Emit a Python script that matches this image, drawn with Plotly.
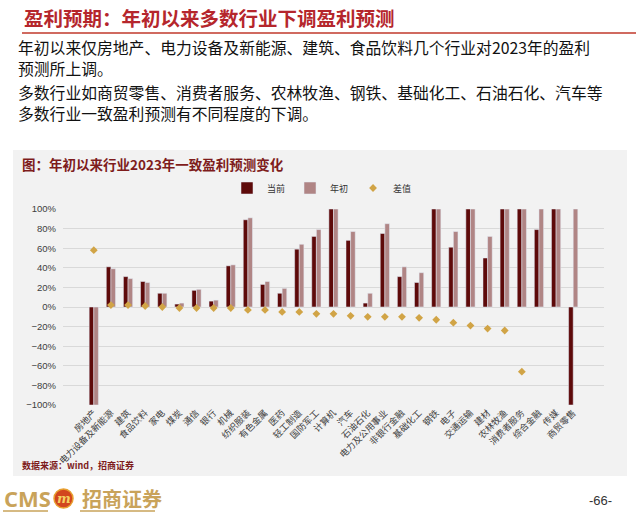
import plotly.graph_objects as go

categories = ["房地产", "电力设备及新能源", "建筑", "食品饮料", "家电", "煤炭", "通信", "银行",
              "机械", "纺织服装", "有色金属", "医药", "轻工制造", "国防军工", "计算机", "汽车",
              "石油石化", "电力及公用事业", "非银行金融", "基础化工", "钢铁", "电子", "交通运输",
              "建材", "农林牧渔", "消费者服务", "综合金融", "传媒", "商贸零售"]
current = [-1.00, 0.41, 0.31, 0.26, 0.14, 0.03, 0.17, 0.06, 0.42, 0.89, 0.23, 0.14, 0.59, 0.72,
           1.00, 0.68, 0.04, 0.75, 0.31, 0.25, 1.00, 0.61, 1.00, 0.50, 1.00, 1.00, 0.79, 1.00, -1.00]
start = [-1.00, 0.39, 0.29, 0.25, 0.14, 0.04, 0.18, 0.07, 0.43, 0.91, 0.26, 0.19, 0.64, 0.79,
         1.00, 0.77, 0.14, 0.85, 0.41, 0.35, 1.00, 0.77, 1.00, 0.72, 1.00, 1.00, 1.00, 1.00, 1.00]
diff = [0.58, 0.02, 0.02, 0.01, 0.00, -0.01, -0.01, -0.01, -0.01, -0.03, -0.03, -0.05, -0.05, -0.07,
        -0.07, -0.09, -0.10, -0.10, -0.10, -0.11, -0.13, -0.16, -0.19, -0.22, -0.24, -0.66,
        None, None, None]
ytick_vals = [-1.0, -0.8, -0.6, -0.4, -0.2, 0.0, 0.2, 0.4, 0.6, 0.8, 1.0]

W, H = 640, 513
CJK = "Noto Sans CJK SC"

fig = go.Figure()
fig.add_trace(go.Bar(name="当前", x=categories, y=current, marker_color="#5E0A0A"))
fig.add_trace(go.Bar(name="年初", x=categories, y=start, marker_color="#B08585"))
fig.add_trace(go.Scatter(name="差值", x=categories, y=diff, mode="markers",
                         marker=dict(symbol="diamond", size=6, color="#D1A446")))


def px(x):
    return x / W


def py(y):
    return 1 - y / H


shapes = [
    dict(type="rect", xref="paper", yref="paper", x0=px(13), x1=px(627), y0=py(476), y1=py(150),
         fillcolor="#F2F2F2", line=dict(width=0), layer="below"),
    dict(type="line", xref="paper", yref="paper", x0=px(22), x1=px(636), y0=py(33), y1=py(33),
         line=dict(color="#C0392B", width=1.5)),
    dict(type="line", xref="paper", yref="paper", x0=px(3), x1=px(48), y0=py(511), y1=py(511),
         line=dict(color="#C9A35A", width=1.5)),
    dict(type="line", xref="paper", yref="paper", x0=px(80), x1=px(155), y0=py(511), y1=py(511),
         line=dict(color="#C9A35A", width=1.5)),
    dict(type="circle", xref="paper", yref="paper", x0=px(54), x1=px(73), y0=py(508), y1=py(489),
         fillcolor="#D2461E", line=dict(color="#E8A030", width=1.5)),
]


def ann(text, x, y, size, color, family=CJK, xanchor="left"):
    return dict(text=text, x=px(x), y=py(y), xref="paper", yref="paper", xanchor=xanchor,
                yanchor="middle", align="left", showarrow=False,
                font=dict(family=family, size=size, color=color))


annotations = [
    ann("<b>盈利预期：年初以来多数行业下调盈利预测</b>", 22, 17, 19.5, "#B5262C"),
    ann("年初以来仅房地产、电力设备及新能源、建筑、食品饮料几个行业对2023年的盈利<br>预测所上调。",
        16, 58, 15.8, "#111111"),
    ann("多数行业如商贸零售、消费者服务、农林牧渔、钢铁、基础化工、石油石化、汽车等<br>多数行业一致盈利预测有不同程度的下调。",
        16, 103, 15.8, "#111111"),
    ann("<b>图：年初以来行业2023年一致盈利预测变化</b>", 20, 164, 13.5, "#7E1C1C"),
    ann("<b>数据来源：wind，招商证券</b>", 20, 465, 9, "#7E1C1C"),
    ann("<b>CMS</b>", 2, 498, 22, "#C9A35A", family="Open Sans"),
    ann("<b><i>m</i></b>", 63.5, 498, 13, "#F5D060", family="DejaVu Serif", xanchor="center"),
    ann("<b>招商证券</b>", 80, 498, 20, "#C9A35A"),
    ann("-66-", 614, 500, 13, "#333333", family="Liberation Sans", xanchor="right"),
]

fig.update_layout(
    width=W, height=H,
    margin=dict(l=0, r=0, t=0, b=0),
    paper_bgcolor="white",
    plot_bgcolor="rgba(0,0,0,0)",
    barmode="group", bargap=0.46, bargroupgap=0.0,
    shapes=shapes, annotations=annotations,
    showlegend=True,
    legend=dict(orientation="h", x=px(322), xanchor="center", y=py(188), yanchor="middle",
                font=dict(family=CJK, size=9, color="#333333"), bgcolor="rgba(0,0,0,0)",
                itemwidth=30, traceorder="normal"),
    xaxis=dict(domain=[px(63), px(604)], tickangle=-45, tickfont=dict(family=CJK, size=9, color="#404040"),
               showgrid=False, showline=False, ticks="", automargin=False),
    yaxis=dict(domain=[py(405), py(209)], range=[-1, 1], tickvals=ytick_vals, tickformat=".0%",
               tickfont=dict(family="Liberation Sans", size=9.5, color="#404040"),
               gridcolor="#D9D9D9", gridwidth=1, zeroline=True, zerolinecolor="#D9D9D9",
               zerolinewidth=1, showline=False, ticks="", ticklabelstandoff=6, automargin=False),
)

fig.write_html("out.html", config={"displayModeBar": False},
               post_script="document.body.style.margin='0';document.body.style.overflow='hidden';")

WRITTEN TASK
Repeat only the lines between the start of the data and the line with "import plotly.graph_objects as go", including those two lines, and skip the pictures.

REPLY
Emit a Python script that matches this image, drawn with Plotly.
import plotly.graph_objects as go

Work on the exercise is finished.